• Task description: Work through the material below and count the lines holding the word "this"; give that count and nothing more.

--------------------

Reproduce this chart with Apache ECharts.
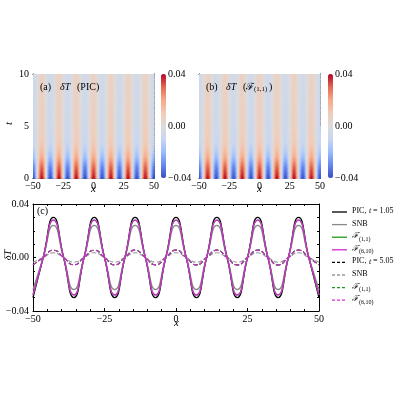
<!DOCTYPE html><html><head><meta charset="utf-8">
<script src="https://cdn.jsdelivr.net/npm/echarts@6/dist/echarts.min.js"></script>
<style>html,body{margin:0;padding:0;background:#fff}#c{width:400px;height:400px}</style></head><body><div id="c"></div>
<script>
// ---- data ----
const xTicks=[-50,-25,0,25,50];
const xs=[-50,-46.43,-42.86,-39.29,-35.71,-32.14,-28.57,-25,-21.43,-17.86,-14.29,-10.71,-7.14,-3.57,0,3.57,7.14,10.71,14.29,17.86,21.43,25,28.57,32.14,35.71,39.29,42.86,46.43,50];
const picT1=[-0.030,0,0.030,0,-0.030,0,0.030,0,-0.030,0,0.030,0,-0.030,0,0.030,0,-0.030,0,0.030,0,-0.030,0,0.030,0,-0.030,0,0.030,0,-0.030];
const snbT1=[-0.024,0,0.024,0,-0.024,0,0.024,0,-0.024,0,0.024,0,-0.024,0,0.024,0,-0.024,0,0.024,0,-0.024,0,0.024,0,-0.024,0,0.024,0,-0.024];
const f11T1=[-0.028,0,0.028,0,-0.028,0,0.028,0,-0.028,0,0.028,0,-0.028,0,0.028,0,-0.028,0,0.028,0,-0.028,0,0.028,0,-0.028,0,0.028,0,-0.028];
const f610T1=[-0.028,0,0.028,0,-0.028,0,0.028,0,-0.028,0,0.028,0,-0.028,0,0.028,0,-0.028,0,0.028,0,-0.028,0,0.028,0,-0.028,0,0.028,0,-0.028];
const picT5=[-0.0055,0,0.0055,0,-0.0055,0,0.0055,0,-0.0055,0,0.0055,0,-0.0055,0,0.0055,0,-0.0055,0,0.0055,0,-0.0055,0,0.0055,0,-0.0055,0,0.0055,0,-0.0055];
const snbT5=[-0.0035,0,0.0035,0,-0.0035,0,0.0035,0,-0.0035,0,0.0035,0,-0.0035,0,0.0035,0,-0.0035,0,0.0035,0,-0.0035,0,0.0035,0,-0.0035,0,0.0035,0,-0.0035];
const f11T5=[-0.0055,0,0.0055,0,-0.0055,0,0.0055,0,-0.0055,0,0.0055,0,-0.0055,0,0.0055,0,-0.0055,0,0.0055,0,-0.0055,0,0.0055,0,-0.0055,0,0.0055,0,-0.0055];
const f610T5=[-0.0055,0,0.0055,0,-0.0055,0,0.0055,0,-0.0055,0,0.0055,0,-0.0055,0,0.0055,0,-0.0055,0,0.0055,0,-0.0055,0,0.0055,0,-0.0055,0,0.0055,0,-0.0055];
// heat map: column profile over one period (16 cells, repeated 7 times across x, trough at x=-50) and row amplitude vs t
const colProfile=[-0.98,-0.83,-0.56,-0.20,0.20,0.56,0.83,0.98,0.98,0.83,0.56,0.20,-0.20,-0.56,-0.83,-0.98];
const tRows=[0.125,0.375,0.625,0.875,1.125,1.375,1.625,1.875,2.125,2.375,2.625,2.875,3.125,3.375,3.625,3.875,4.25,4.75,5.25,5.75,6.25,6.75,7.25,7.75,8.25,8.75,9.25,9.75];
const tHalf=[0.125,0.125,0.125,0.125,0.125,0.125,0.125,0.125,0.125,0.125,0.125,0.125,0.125,0.125,0.125,0.125,0.25,0.25,0.25,0.25,0.25,0.25,0.25,0.25,0.25,0.25,0.25,0.25];
const ampPIC=[0.039,0.037,0.035,0.033,0.031,0.028,0.025,0.022,0.019,0.017,0.015,0.013,0.012,0.011,0.010,0.0095,0.009,0.0085,0.008,0.008,0.0078,0.0076,0.0074,0.0072,0.007,0.007,0.0068,0.0066];
const ampF11=[0.039,0.037,0.035,0.033,0.031,0.028,0.025,0.022,0.019,0.017,0.015,0.013,0.012,0.011,0.010,0.0095,0.009,0.0085,0.008,0.008,0.0078,0.0076,0.0074,0.0072,0.007,0.007,0.0068,0.0066];
// ---- build ----
const NC=112;
function cells(amp){const d=[];const dx=100/NC;
 for(let j=0;j<tRows.length;j++)for(let i=0;i<NC;i++)d.push([-50+(i+0.5)*dx,tRows[j],amp[j]*colProfile[i%16],tHalf[j]]);return d;}
const FONT='Liberation Serif';
const pair=a=>xs.map((x,i)=>[x,a[i]]);
function rend(p,api){const dx=100/NC/2,dt=api.value(3);
 const a=api.coord([api.value(0)-dx,api.value(1)+dt]),b=api.coord([api.value(0)+dx,api.value(1)-dt]);
 return{type:'rect',shape:{x:a[0],y:a[1],width:b[0]-a[0]+0.8,height:b[1]-a[1]+0.8},style:{fill:api.visual('color'),stroke:null}};}
const cm=['#3b4cc0','#6788ee','#9abbff','#c9d7f0','#dddcdc','#f2cbb7','#f7a889','#e26952','#b40426'];
const ax={color:'#000',fontFamily:FONT,fontSize:10};
function xA(gi,show){return{type:'value',gridIndex:gi,min:-50,max:50,interval:25,axisLine:{show:true,onZero:false,lineStyle:{color:'#000'}},axisTick:{show:true,inside:true,length:3,lineStyle:{color:'#000'}},minorTick:{show:true,splitNumber:5,length:2,lineStyle:{color:'#000'}},axisLabel:Object.assign({show:show,margin:3,formatter:v=>v<0?'\u2212'+(-v):v},ax),splitLine:{show:false}};}
function xTop(gi){const a=xA(gi,false);a.position='top';return a;}
const tAx=(gi,show,pos)=>({type:'value',gridIndex:gi,position:pos,min:0,max:10,interval:5,axisLine:{show:true,onZero:false,lineStyle:{color:'#000'}},axisTick:{show:true,inside:true,length:3,lineStyle:{color:'#000'}},minorTick:{show:true,splitNumber:5,length:2,lineStyle:{color:'#000'}},axisLabel:Object.assign({show:show,margin:4},ax),splitLine:{show:false}});
const dAx=(pos,show)=>({type:'value',gridIndex:2,position:pos,min:-0.04,max:0.04,interval:0.04,axisLine:{show:true,onZero:false,lineStyle:{color:'#000'}},axisTick:{show:true,inside:true,length:3,lineStyle:{color:'#000'}},minorTick:{show:true,splitNumber:4,length:2,lineStyle:{color:'#000'}},axisLabel:Object.assign({show:show,margin:4,formatter:v=>v<0?'\u2212'+(-v).toFixed(2):v.toFixed(2)},ax),splitLine:{show:false}});
const L=[
 ['PIC1',picT1,'#000','solid'],['SNB1',snbT1,'#888','solid'],['F111',f11T1,'#1e9a1e','solid'],['F6101',f610T1,'#d62ad6','solid'],
 ['PIC5',picT5,'#000','dashed'],['SNB5',snbT5,'#999','dashed'],['F115',f11T5,'#1e9a1e','dashed'],['F6105',f610T5,'#d62ad6','dashed']];
const labels=['PIC,  t = 1.05','SNB','F(1,1)','F(6,10)','PIC,  t = 5.05','SNB','F(1,1)','F(6,10)'];
const lineSeries=L.map(l=>({name:l[0],type:'line',xAxisIndex:2,yAxisIndex:2,data:pair(l[1]),smooth:0.55,showSymbol:false,symbol:'none',lineStyle:{color:l[2],type:l[3],width:l[3]==='solid'?1.3:1.1},z:l[2]==='#d62ad6'?5:(l[2]==='#000'?3:4)}));
const gtext=(x,y,t,extra)=>({type:'text',left:x,top:y,z:100,style:Object.assign({text:t,fontFamily:FONT,fontSize:10,fill:'#000'},extra||{})});
const cbLab=(x)=>[gtext(x,69,'0.04'),gtext(x,121,'0.00'),gtext(x,173,'\u22120.04')];
// manual legend
const leg=[];
L.forEach((l,k)=>{const y=212+k*12.6;
 leg.push({type:'line',z:100,shape:{x1:332,y1:y,x2:347,y2:y},style:{stroke:l[2],lineWidth:1.3,lineDash:l[3]==='dashed'?[3,2]:null}});
 const t=labels[k];
 if(t.startsWith('PIC')){leg.push(gtext(352,y-5,'PIC,',{fontSize:8}),gtext(369,y-5,'t',{fontSize:8,fontStyle:'italic'}),gtext(373,y-5,'= '+t.slice(-4),{fontSize:8}));}
 else if(t.startsWith('F')){leg.push(gtext(352,y-5,'\u2131',{fontSize:8,fontStyle:'italic'}),gtext(359,y-1,t.slice(1),{fontSize:6}));}
 else leg.push(gtext(352,y-5,t,{fontSize:8}));
});
const chart=echarts.init(document.getElementById('c'));
chart.setOption({animation:false,backgroundColor:'#fff',
 grid:[{left:33,top:74,width:121,height:104},{left:199,top:74,width:121,height:104},{left:33,top:204,width:286,height:107}],
 xAxis:[xA(0,true),xA(1,true),xA(2,true),xTop(0),xTop(1),xTop(2)],
 yAxis:[tAx(0,true,'left'),tAx(1,false,'left'),dAx('left',true),tAx(0,false,'right'),tAx(1,false,'right'),dAx('right',false)],
 visualMap:[{type:'continuous',min:-0.04,max:0.04,seriesIndex:[0],dimension:2,inRange:{color:cm},show:true,left:161,top:74,itemWidth:5,itemHeight:104,text:['',''],showLabel:false,calculable:false,padding:0},
  {type:'continuous',min:-0.04,max:0.04,seriesIndex:[1],dimension:2,inRange:{color:cm},show:true,left:328,top:74,itemWidth:5,itemHeight:104,text:['',''],calculable:false,padding:0}],
 series:[{type:'custom',xAxisIndex:0,yAxisIndex:0,data:cells(ampPIC),renderItem:rend,encode:{x:0,y:1}},
  {type:'custom',xAxisIndex:1,yAxisIndex:1,data:cells(ampF11),renderItem:rend,encode:{x:0,y:1}}].concat(lineSeries),
 graphic:[
  gtext(40,82,'(a)'),gtext(60,82,'\u03b4T',{fontStyle:'italic'}),gtext(77,82,'(PIC)'),
  gtext(206,82,'(b)'),gtext(226,82,'\u03b4T',{fontStyle:'italic'}),gtext(243,82,'(\u2131',{}),gtext(254,86,'(1,1)',{fontSize:7}),gtext(269,82,')'),
  gtext(37,206,'(c)'),
  gtext(91,184,'x',{fontStyle:'italic',fontSize:11}),gtext(257,184,'x',{fontStyle:'italic',fontSize:11}),gtext(174,318,'x',{fontStyle:'italic',fontSize:11}),
  {type:'text',left:4,top:122,z:100,rotation:Math.PI/2,style:{text:'t',fontFamily:FONT,fontStyle:'italic',fontSize:11,fill:'#000'}},
  {type:'text',left:3,top:250,z:100,rotation:Math.PI/2,style:{text:'\u03b4T',fontFamily:FONT,fontStyle:'italic',fontSize:10,fill:'#000'}}
 ].concat(cbLab(168),cbLab(335),leg)
});
</script></body></html>
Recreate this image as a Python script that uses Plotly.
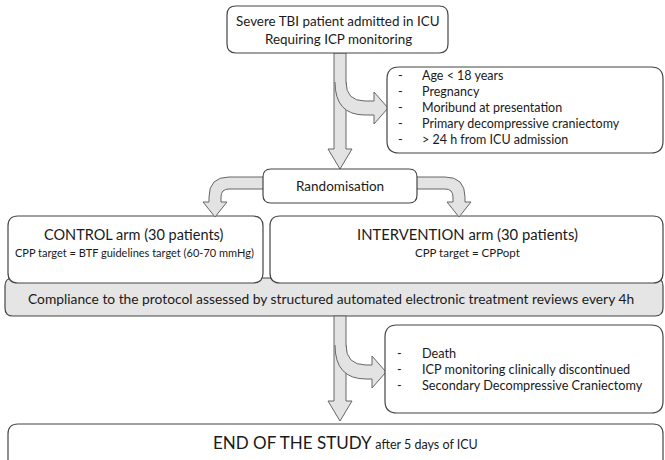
import plotly.graph_objects as go

# ---------------- content ----------------
top_lines = ["Severe TBI patient admitted in ICU", "Requiring ICP monitoring"]
exclusion_criteria = ["Age < 18 years", "Pregnancy", "Moribund at presentation",
                      "Primary decompressive craniectomy", "> 24 h from ICU admission"]
randomisation_label = "Randomisation"
control_title = "CONTROL arm (30 patients)"
control_sub = "CPP target = BTF guidelines target (60-70 mmHg)"
intervention_title = "INTERVENTION arm (30 patients)"
intervention_sub = "CPP target = CPPopt"
compliance_label = "Compliance to the protocol assessed by structured automated electronic treatment reviews every 4h"
withdrawal_criteria = ["Death", "ICP monitoring clinically discontinued", "Secondary Decompressive Craniectomy"]
end_big = "END OF THE STUDY"
end_small = "after 5 days of ICU"

# ---------------- styling ----------------
FONT = "Lato"
EDGE = "#454545"
ARROW_FILL = "#e3e3e3"
ARROW_EDGE = "#666666"
BAND_FILL = "#e5e5e5"
W, H = 665, 460

shapes = []
annotations = []


def rrect(x0, y0, x1, y1, r):
    return (f"M{x0+r},{y0} L{x1-r},{y0} Q{x1},{y0} {x1},{y0+r} L{x1},{y1-r} "
            f"Q{x1},{y1} {x1-r},{y1} L{x0+r},{y1} Q{x0},{y1} {x0},{y1-r} "
            f"L{x0},{y0+r} Q{x0},{y0} {x0+r},{y0} Z")


def box(x0, y0, x1, y1, r=9, fill="white", lw=1.2):
    shapes.append(dict(type="path", path=rrect(x0, y0, x1, y1, r),
                       fillcolor=fill, line=dict(color=EDGE, width=lw), layer="above"))


def fill_path(p, fill=ARROW_FILL):
    shapes.append(dict(type="path", path=p, fillcolor=fill, line=dict(width=0), layer="above"))


def stroke_path(p, color=ARROW_EDGE, w=1):
    shapes.append(dict(type="path", path=p, fillcolor="rgba(0,0,0,0)",
                       line=dict(color=color, width=w), layer="above"))


def text(x, y, s, size=12.5, anchor="center", color="#1a1a1a"):
    annotations.append(dict(x=x, y=y, xref="x", yref="y", text=s, showarrow=False,
                            xanchor=anchor, yanchor="middle",
                            font=dict(family=FONT, size=size, color=color)))


def down_arrow(cx, y0, y_tip, half=6, head_half=12, head_len=20):
    yb = y_tip - head_len
    p = (f"M{cx-half},{y0} L{cx+half},{y0} L{cx+half},{yb} L{cx+head_half},{yb} "
         f"L{cx},{y_tip} L{cx-head_half},{yb} L{cx-half},{yb} Z")
    fill_path(p)
    stroke_path(p)


def branch_right(cx, y_start, yc, x_tip, half=7, head_half=16, head_len=14):
    # curved branch leaving a vertical shaft toward the right
    xl, xr = cx - 6, cx + 6
    top, bot = yc - half, yc + half
    xb = x_tip - head_len
    r_in = top - y_start
    body = (f"M{xr},{y_start} Q{xr},{top} {xr+r_in},{top} L{xb},{top} L{xb},{yc-head_half} "
            f"L{x_tip},{yc} L{xb},{yc+head_half} L{xb},{bot} L{xr+r_in},{bot} "
            f"Q{xl+1},{bot} {xl+1},{y_start}")
    fill_path(body + " Z")
    stroke_path(body)


def turn_down(x_start, yc, cx, y_tip, direction, half=6, head_half=12, head_len=15,
              r_out=20, r_in=8):
    # horizontal band leaving a box side, turning down into an arrow
    top, bot = yc - half, yc + half
    xo = cx + direction * half   # outer vertical edge
    xi = cx - direction * half   # inner vertical edge
    yb = y_tip - head_len
    p = (f"M{x_start},{top} L{xo - direction*r_out},{top} "
         f"Q{xo},{top} {xo},{top + r_out} "
         f"L{xo},{yb} L{cx + direction*head_half},{yb} L{cx},{y_tip} "
         f"L{cx - direction*head_half},{yb} L{xi},{yb} "
         f"L{xi},{bot + r_in} Q{xi},{bot} {xi - direction*r_in},{bot} L{x_start},{bot}")
    fill_path(p + " Z")
    stroke_path(p)


# ---------------- layout geometry ----------------
# gray compliance band (behind arms)
box(5, 278, 663, 316, r=8, fill=BAND_FILL)
box(8, 216, 263, 283, r=10)
box(270, 216, 663, 283, r=10)

# arrows
down_arrow(340, 53, 169)
branch_right(340, 82, 108, 388)
turn_down(264, 183, 215, 217, direction=-1)
turn_down(416, 183, 459, 217, direction=1)
down_arrow(340, 316, 421)
branch_right(340, 345, 372, 386)

# boxes
box(227, 6, 448, 53, r=9)
box(387, 67, 663, 153, r=12)
box(263, 169, 417, 203, r=8)
box(385, 325, 663, 413, r=12)
box(8, 424, 663, 475, r=10)

# texts
text(338, 21, top_lines[0], 13.4)
text(338, 39, top_lines[1], 13.4)
for i, s in enumerate(exclusion_criteria):
    y = 75 + 16 * i
    text(400, y, "-", 12.5)
    text(420, y, s, 12.5, anchor="left")
text(340, 186, randomisation_label, 13.5)
text(134, 234, control_title, 14.5)
text(134, 252, control_sub, 11)
text(467, 234, intervention_title, 14.8)
text(467, 252, intervention_sub, 11.5)
text(331, 298, compliance_label, 13.8)
for i, s in enumerate(withdrawal_criteria):
    y = 353 + 16 * i
    text(399, y, "-", 12.7)
    text(420, y, s, 12.7, anchor="left")
text(345, 442, f"<span style='font-size:17px'>{end_big}</span> <span style='font-size:12.5px'>{end_small}</span>", 17)

fig = go.Figure()
fig.update_layout(
    width=W, height=H,
    margin=dict(l=0, r=0, t=0, b=0),
    paper_bgcolor="white", plot_bgcolor="white",
    xaxis=dict(range=[0, W], visible=False, fixedrange=True),
    yaxis=dict(range=[H, 0], visible=False, fixedrange=True),
    shapes=shapes, annotations=annotations, showlegend=False,
)
fig.write_html("out.html", config={"displayModeBar": False},
               post_script="document.body.style.margin='0';document.body.style.overflow='hidden';")
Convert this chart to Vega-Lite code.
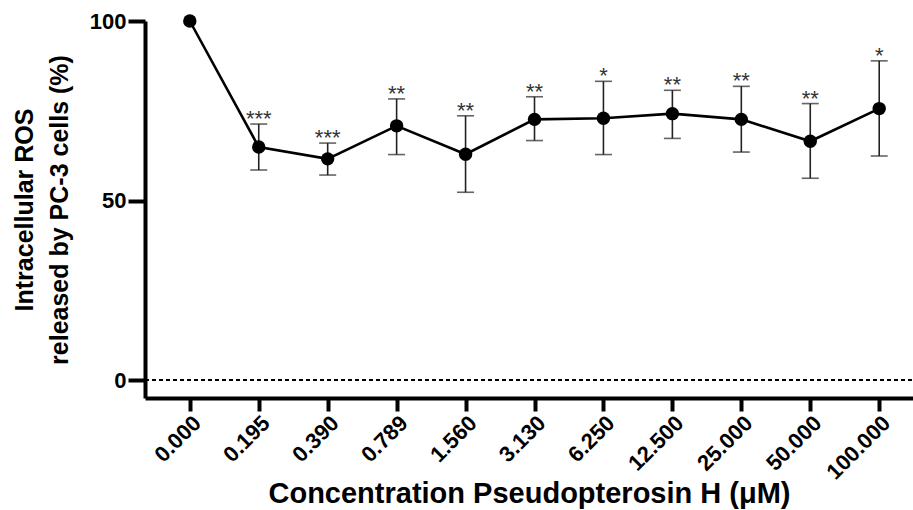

--------------------

• Solution below: 3